How to efficiently allocate GPU memory?

Veril · January 21, 2020, 10:11pm

So I have a toy attractor model:

points = torch.rand((2**16,3), dtype=torch.float32, device=cuda, requires_grad=False)

def attractor_func(v, a = 10.0, b = 28.0, c = 8.0 / 3.0):
	dv = torch.zeros(points.shape, dtype=torch.float32, device=cuda, requires_grad=False)

	#lorenz
	dv[:, 0] = a * (v[:, 1] - v[:, 0])
	dv[:, 1] = v[:, 0] * (b - v[:, 2]) - v[:, 1]
	dv[:, 2] = v[:, 0] * v[:, 1] - c * v[:, 2]

	return dv

This function is called 4 times from an Runge-Kutta function that is called as quickly as the cpu and gpu can manage.

def rk4(func, h, v):
	k1 = func(v)
	k2 = func(v + (h / 2.0) * k1)
	k3 = func(v + (h / 2.0) * k2)
	k4 = func(v + h * k3)
	return h * (k1 / 6.0 + k2 / 3.0 + k3 / 3.0 + k4 / 6.0)

with this called in between “rendering”:

for _ in range(32):
		points += rk4(attractor_func, 0.01, points)

But something tells me that this is not the most efficient code when it comes to managing GPU memory. I can’t even convert attractor_func to a JIT script, if that is of any use.

Perhaps there is a way to vectorize the dv slices across the second dimension as well?

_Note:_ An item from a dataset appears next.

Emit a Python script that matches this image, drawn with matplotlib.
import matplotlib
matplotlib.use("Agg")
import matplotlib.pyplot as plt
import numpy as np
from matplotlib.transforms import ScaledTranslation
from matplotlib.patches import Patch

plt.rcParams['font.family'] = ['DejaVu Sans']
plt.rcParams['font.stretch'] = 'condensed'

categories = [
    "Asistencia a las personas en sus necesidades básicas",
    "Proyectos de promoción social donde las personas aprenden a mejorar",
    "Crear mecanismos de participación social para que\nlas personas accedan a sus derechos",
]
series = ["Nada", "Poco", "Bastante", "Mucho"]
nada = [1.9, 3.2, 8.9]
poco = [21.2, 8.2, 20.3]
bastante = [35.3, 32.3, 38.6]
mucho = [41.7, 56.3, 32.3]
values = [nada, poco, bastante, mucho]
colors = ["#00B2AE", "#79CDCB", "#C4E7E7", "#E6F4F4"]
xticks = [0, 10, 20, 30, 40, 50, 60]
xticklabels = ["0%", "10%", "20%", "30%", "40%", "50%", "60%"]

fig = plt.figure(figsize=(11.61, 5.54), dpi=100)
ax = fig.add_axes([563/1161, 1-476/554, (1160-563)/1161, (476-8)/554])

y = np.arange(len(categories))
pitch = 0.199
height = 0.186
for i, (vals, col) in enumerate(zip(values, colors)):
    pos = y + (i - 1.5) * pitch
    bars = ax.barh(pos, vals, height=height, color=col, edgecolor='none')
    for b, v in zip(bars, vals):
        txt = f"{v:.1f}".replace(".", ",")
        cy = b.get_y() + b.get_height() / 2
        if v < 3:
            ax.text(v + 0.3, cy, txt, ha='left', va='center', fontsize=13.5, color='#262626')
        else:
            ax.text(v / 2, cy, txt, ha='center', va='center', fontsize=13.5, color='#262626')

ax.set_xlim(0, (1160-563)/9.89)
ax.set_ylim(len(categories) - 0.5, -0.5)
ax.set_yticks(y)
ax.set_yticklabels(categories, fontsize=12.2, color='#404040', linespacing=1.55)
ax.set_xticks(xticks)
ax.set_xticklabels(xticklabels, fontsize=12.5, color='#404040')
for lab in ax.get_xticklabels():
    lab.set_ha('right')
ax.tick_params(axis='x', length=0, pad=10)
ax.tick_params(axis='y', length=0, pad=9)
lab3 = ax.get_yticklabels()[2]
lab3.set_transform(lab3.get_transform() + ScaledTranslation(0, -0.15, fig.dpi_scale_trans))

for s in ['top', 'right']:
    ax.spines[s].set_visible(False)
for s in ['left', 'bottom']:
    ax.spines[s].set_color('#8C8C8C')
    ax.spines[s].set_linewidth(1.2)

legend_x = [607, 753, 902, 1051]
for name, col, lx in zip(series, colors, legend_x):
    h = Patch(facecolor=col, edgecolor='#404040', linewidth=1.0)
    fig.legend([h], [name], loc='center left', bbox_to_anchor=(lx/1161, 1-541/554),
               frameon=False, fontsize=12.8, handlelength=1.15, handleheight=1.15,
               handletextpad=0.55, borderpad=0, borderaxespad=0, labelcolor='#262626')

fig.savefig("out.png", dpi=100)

tom · January 21, 2020, 10:42pm

If you write it as torch.chunk + pointwise + torch.cat, it should work with the JIT fuser.

Veril · January 21, 2020, 11:14pm

It occurred to me that the thomas attractor was too simple in allowing the concentration of point-wise operations, that was not the general case I wished to solve for. I changed it to lorenz.

Veril · January 22, 2020, 5:51am

@tom

TorchScript fails:

  File "./main.py", line 37, in rk4
    k2 = func(v + (h / 2.0) * k1)
RuntimeError: default_program(102): error: identifier "__ldg" is undefined

1 error detected in the compilation of "default_program".

with:

@torch.jit.script
def attractor_func(v):
	x, y, z = torch.chunk(v, 3, dim=1)

	#lorenz
	a = 10.0
	b = 28.0
	c = 8.0 / 3.0
	dx = a * (y - x)
	dy = x * (b - z) - y
	dz = x * y - c * z

	return torch.cat([dx, dy, dz], 1)

Without JIT it works.

My card is compute 3.0 (pytorch compiled from source w/ cuda 10.2)

tom · January 22, 2020, 7:12am

Ohoh. I think that is an incompatibility of your card which isn’t supported anymore. You could go and delete the __ldg in the source code and re-compile from scratch. I will cost you when fusing broadcasting operations.

Best regards

Thomas